Dix années se sont écoulées depuis cette tristement célèbre invasion du Liban par les Israéliens, un 12 juillet 2006, provoquée par la capture de leurs soldats par le Hezbollah. Le pays ne s’en est jamais vraiment remis. Les souvenirs de guerre ont la dent dure.
Aujourd’hui, la crise libanaise, si elle n’est pas guerrière, bat tous les records. C’est un pays décapité, privé de ses institutions ou, en tout cas, de leur efficacité. On ne le répètera jamais assez. Un pays en manque de responsables capables de gérer le quotidien des citoyens, un Etat qui se dégrade au fil des ans, et celui d’un peuple, avide d’un simple confort, qui n’a plus que la modeste envie d’une vie meilleure sous le parapluie d’un Etat qui fasse honneur à son titre. Un peuple qui ne vit que d’espoirs nourris de désinformations distillées par des milieux politiques incompétents et reprises par certains médias, parfois crédules.
Il suffit d’un hasard, d’une rencontre imprévue de deux rivaux politiques, briguant le même poste, pour qu’un «fragile» regain de confiance se reflète dans les médias. Une entente furtive entre deux personnalités, une réconciliation basée sur des intérêts communs, alimentent les conversations dans les salons politiques.
Les nouvelles du dernier week-end annonçaient la visite au Liban du ministre français des Affaires étrangères, Jean-Marc Ayrault, et son programme «particulièrement chargé pour une visite en coup de vent, ou presque». Comble d’optimisme fastidieux dans les milieux politiques, la coïncidence de l’arrivée à Beyrouth de la nouvelle locataire de l’ambassade des Etats-Unis, au moment où le ministre français débarque à la Résidence des Pins, est qualifiée d’événement positif. Ces deux nouvelles, rapportées aux heures de grande audience sur toutes les chaînes et fréquences radio en parallèle, laissaient imaginer l’importance exceptionnelle de cet événement et, peut-être même, la mise d’un terme au drame que vit le Liban, pays hôte de ces faiseurs de l’histoire. La réalité était tout autre. Le chef du Quai d’Orsay a vite fait de casser une certaine euphorie en affirmant qu’il ne pouvait que «souhaiter» un déblocage de la crise libanaise. En bref, qu’il n’avait rien d’autre à offrir que des vœux pieux. Le diplomate chevronné, ancien Premier ministre du gouvernement de François Hollande, s’est vite empressé de mettre les choses au clair, avant même d’avoir mis pied à terre, en reconnaissant, en quelques mots, qu’il ne pouvait que «tenter de faciliter le dialogue». Le déblocage ne pouvait se réaliser en quarante-huit heures, durée de son séjour.

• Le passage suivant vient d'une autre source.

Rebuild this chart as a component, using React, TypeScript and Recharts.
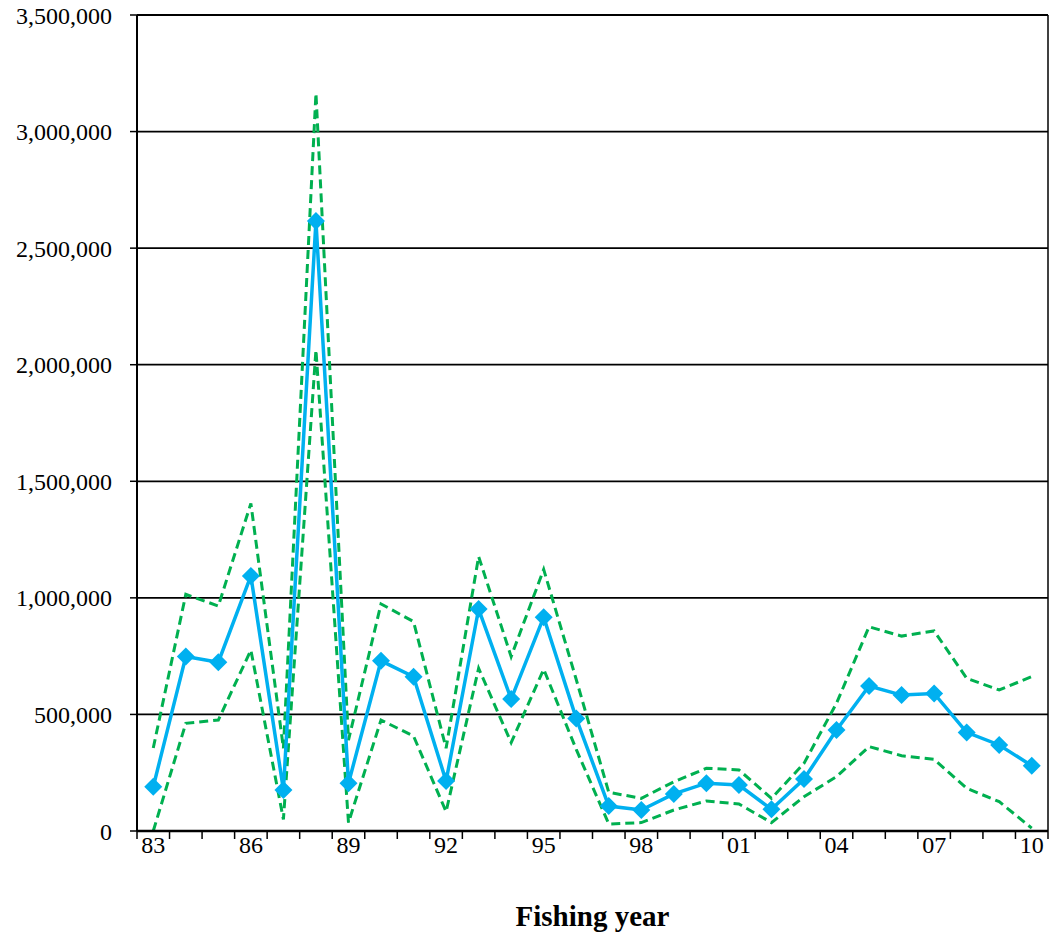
import React from 'react';
import { LineChart, Line, XAxis, YAxis, CartesianGrid } from 'recharts';

const years = ['83','84','85','86','87','88','89','90','91','92','93','94','95','96','97','98','99','00','01','02','03','04','05','06','07','08','09','10'];
const mainSeries = [190000, 748000, 724000, 1094000, 176000, 2616000, 205000, 730000, 662000, 214000, 952000, 566000, 917000, 483000, 107000, 90000, 159000, 205000, 197000, 93000, 223000, 433000, 622000, 583000, 590000, 423000, 369000, 280000];
const upperSeries = [356000, 1015000, 965000, 1405000, 355000, 3164000, 390000, 974000, 898000, 355000, 1177000, 748000, 1122000, 650000, 166000, 140000, 211000, 269000, 262000, 140000, 290000, 548000, 876000, 836000, 858000, 655000, 605000, 662000];
const lowerSeries = [0, 462000, 476000, 776000, 50000, 2063000, 36000, 476000, 407000, 83000, 698000, 379000, 694000, 350000, 30000, 36000, 90000, 129000, 116000, 36000, 147000, 233000, 362000, 323000, 307000, 183000, 126000, 12000];
const yTicks = [0, 500000, 1000000, 1500000, 2000000, 2500000, 3000000, 3500000];

const data = years.map((y, i) => ({ year: y, main: mainSeries[i], upper: upperSeries[i], lower: lowerSeries[i] }));

const W = 1050;
const H = 935;
const Y_AXIS_W = 137;
const RIGHT_AXIS_W = 2;
const PLOT_W = W - Y_AXIS_W - RIGHT_AXIS_W;
const BW = PLOT_W / years.length;
const FONT = '"Liberation Serif", "Times New Roman", serif';

const XTick = (props: any) => {
  const { x, y, index, payload } = props;
  const left = x - BW / 2;
  const right = x + BW / 2;
  return (
    <g>
      <line x1={left} x2={left} y1={y} y2={y + 8} stroke="#000" strokeWidth={1.5} />
      {index === years.length - 1 && (
        <line x1={right} x2={right} y1={y} y2={y + 8} stroke="#000" strokeWidth={1.5} />
      )}
      {index % 3 === 0 && (
        <text x={x} y={y + 22} textAnchor="middle" fontFamily={FONT} fontSize={24} fill="#000">
          {payload.value}
        </text>
      )}
    </g>
  );
};

const Diamond = (props: any) => {
  const { cx, cy } = props;
  if (cx == null || cy == null) return null;
  const r = 9;
  return <polygon points={`${cx},${cy - r} ${cx + r},${cy} ${cx},${cy + r} ${cx - r},${cy}`} fill="#00B0F0" />;
};

const fmt = (v: number) => v.toLocaleString('en-US');

const XLabel = (props: any) => {
  const { viewBox } = props;
  return (
    <text x={viewBox.x + viewBox.width / 2} y={viewBox.y + 95} textAnchor="middle" fontFamily={FONT} fontSize={29} fontWeight="bold" fill="#000">
      Fishing year
    </text>
  );
};

export default function App() {
  return (
    <div style={{ position: 'absolute', left: 0, top: 0, background: '#fff' }}>
      <LineChart width={W} height={H} data={data} margin={{ top: 15, right: 0, bottom: 0, left: 0 }}>
        <CartesianGrid vertical={false} stroke="#000" strokeWidth={1.8} />
        <XAxis
          dataKey="year"
          scale="band"
          interval={0}
          height={104}
          tickLine={false}
          tickSize={0}
          tickMargin={0}
          axisLine={{ stroke: '#000', strokeWidth: 2.5 }}
          tick={<XTick />}
          label={<XLabel />}
        />
        <YAxis
          width={Y_AXIS_W}
          domain={[0, 3500000]}
          ticks={yTicks}
          tickFormatter={fmt}
          tickSize={7}
          tickMargin={18}
          tickLine={{ stroke: '#000', strokeWidth: 1.5 }}
          axisLine={{ stroke: '#000', strokeWidth: 2 }}
          tick={{ fontFamily: FONT, fontSize: 24, fill: '#000' }}
        />
        <YAxis
          yAxisId="r"
          orientation="right"
          width={RIGHT_AXIS_W}
          domain={[0, 3500000]}
          tick={false}
          tickLine={false}
          axisLine={{ stroke: '#000', strokeWidth: 1.5 }}
        />
        <Line dataKey="upper" stroke="#00B050" strokeWidth={3} strokeDasharray="9 5" dot={false} isAnimationActive={false} />
        <Line dataKey="lower" stroke="#00B050" strokeWidth={3} strokeDasharray="9 5" dot={false} isAnimationActive={false} />
        <Line dataKey="main" stroke="#00B0F0" strokeWidth={3.5} dot={<Diamond />} activeDot={false} isAnimationActive={false} />
      </LineChart>
    </div>
  );
}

Tout en reconnaissant la bonne volonté, ou la volonté tout court, des émissaires en visite au Liban, cela ne peut suffire dans les conditions politiques que vit le pays depuis bientôt trois ans.
Des politiciens, assourdis par leurs intérêts individuels, ne veulent plus, ou ne peuvent plus, entendre les «amis» du Liban affirmer que leurs visites sur la terre libanaise ne pouvaient être que des preuves d’amitié. La caste politique est partagée en deux fractions, celle qui critique l’action actuelle et passée de leurs compères mais ne fait rien; et celle qui distribue des conseils à la volée à ceux qui sont en place ou qui leur succèderont. Cette conjoncture politique n’est pas récente.
En 1949 déjà, Georges Naccache dénonçait «les trafics et les brigandages qui caractérisent le régime et sont la ruine d’une autorité qu’on n’accepte plus de subir qu’à la condition qu’elle sache être vacante et mettre en vacances avec elle les gendarmes et les tribunaux». Une déclaration qui trouve aujourd’hui son écho dans toute son actualité. Cette dénonciation avait valu la prison à son auteur, auquel on doit également la fameuse formule qui ne s’est jamais vidée de son sens: «Deux négations ne font pas une nation».
Que dire alors d’un pays où quelque dix-huit communautés, vivant ensemble, se sont divisées au fil des ans en autant d’affinités religieuses et d’alliances étrangères aux politiques et intérêts contradictoires? Comment concilier l’Iran et l’Arabie saoudite? Deux puissances du Moyen-Orient qui se disputent leur influence dans la région? Comment bâtir une nation qui rassemblerait tous les citoyens du Liban au sein d’une même nation qui reste à rebâtir?